Exercise prompt: Both the line containing "Clone this chart in matplotlib." and the line containing "from matplotlib.legend_handler import" belong in the copy, as do all lines between them, copied exactly; pictures do not.

Supplied entries:
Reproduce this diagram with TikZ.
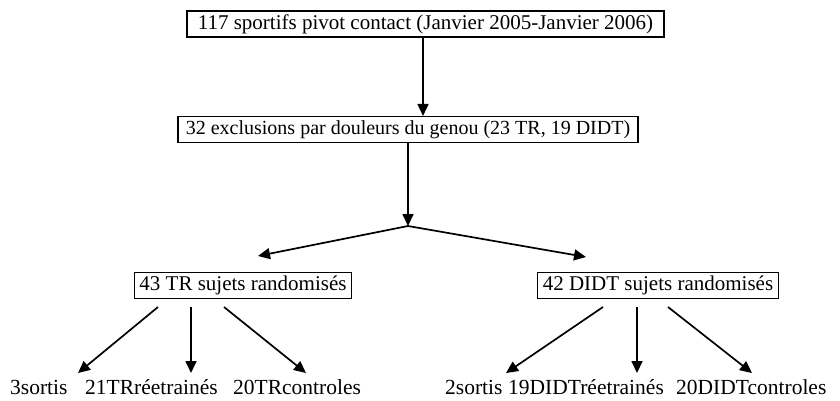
...
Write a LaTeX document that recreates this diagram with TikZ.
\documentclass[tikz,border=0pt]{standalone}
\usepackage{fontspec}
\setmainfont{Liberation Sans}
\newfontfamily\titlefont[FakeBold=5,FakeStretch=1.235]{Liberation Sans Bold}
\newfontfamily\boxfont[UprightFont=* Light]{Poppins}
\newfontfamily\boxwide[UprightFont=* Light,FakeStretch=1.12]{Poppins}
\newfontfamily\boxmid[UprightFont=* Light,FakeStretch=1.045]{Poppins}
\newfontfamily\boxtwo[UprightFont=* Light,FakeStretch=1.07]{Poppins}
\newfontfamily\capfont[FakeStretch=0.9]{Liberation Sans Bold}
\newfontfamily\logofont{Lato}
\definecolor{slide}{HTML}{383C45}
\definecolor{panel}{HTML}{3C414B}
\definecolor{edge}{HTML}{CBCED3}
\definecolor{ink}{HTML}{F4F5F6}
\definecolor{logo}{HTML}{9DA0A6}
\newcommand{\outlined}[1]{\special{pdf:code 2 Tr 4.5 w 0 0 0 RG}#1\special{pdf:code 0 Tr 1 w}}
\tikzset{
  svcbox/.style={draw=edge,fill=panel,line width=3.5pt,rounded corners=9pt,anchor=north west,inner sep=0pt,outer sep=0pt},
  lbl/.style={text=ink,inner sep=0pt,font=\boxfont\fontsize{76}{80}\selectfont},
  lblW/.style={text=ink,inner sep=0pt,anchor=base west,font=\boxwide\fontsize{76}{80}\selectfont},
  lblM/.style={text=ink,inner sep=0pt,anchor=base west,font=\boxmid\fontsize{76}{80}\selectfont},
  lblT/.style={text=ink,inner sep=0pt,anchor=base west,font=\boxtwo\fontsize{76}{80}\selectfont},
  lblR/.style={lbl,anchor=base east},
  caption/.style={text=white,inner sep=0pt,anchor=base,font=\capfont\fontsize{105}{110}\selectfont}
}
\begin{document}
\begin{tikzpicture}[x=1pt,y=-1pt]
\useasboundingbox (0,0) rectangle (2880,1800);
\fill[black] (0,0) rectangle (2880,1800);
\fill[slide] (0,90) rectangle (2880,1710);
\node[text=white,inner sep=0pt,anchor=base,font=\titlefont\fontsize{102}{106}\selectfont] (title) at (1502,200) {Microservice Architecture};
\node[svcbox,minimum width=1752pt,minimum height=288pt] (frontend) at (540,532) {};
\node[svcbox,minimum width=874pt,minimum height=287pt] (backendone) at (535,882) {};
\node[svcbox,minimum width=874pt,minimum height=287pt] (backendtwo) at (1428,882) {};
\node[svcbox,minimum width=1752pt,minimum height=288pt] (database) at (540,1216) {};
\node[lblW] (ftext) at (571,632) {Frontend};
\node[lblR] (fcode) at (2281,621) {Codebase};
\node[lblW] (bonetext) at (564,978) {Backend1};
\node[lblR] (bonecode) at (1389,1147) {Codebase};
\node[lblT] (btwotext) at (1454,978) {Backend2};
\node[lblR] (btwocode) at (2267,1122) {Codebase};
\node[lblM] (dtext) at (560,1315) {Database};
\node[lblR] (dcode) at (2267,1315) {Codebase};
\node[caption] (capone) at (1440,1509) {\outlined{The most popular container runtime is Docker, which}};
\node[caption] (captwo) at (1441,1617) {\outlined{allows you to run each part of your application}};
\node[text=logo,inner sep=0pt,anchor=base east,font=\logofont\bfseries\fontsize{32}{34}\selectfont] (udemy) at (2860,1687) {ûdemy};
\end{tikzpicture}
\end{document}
* * *
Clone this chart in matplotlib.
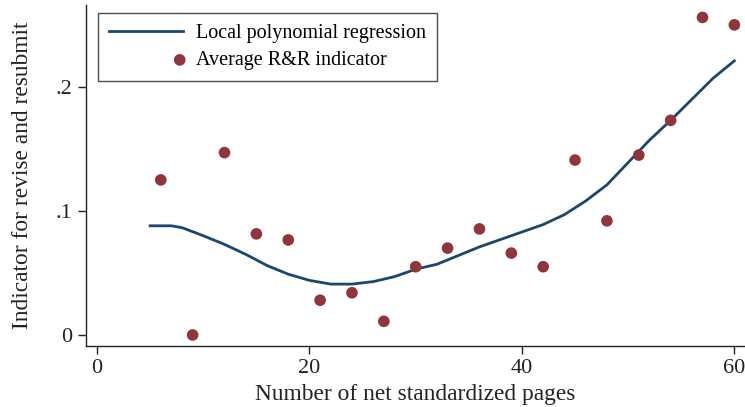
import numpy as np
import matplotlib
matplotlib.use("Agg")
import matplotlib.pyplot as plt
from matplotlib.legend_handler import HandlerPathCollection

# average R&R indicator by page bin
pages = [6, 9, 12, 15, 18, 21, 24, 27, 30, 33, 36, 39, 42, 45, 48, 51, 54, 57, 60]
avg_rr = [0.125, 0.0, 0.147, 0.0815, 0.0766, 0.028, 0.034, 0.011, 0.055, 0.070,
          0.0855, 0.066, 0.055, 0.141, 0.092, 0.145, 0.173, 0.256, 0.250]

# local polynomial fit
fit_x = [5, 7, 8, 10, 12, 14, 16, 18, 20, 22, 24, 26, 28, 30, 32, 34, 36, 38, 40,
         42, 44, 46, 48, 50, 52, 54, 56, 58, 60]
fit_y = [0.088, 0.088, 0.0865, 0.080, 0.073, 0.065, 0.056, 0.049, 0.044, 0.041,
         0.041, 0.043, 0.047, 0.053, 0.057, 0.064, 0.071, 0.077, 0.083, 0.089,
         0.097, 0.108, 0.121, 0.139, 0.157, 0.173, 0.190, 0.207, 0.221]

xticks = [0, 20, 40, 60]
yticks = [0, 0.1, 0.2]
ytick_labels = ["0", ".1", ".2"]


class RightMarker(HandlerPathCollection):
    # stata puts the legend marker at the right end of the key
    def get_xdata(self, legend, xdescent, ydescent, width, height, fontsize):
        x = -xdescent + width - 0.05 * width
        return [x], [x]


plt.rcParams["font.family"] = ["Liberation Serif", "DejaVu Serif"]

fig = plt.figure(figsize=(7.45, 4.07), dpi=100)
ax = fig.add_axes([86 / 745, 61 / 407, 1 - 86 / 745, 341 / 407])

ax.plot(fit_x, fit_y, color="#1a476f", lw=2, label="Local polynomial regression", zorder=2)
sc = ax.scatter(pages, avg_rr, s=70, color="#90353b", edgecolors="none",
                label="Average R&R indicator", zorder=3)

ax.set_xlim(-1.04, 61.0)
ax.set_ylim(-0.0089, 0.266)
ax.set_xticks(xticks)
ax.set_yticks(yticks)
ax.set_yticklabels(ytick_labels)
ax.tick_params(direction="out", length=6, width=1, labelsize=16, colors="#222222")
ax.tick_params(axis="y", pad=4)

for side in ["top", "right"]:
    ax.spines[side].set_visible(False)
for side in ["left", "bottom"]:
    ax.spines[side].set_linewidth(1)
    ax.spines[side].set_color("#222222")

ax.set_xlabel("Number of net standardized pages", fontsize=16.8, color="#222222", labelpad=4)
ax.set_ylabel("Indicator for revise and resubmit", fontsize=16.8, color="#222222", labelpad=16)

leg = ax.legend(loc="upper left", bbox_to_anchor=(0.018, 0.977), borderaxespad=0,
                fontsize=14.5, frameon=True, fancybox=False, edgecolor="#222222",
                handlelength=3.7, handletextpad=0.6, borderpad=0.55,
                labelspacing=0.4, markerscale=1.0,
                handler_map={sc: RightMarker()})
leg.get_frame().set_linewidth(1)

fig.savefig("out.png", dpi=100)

Exercise output:
Clone this chart in matplotlib.
import numpy as np
import matplotlib
matplotlib.use("Agg")
import matplotlib.pyplot as plt
from matplotlib.legend_handler import HandlerPathCollection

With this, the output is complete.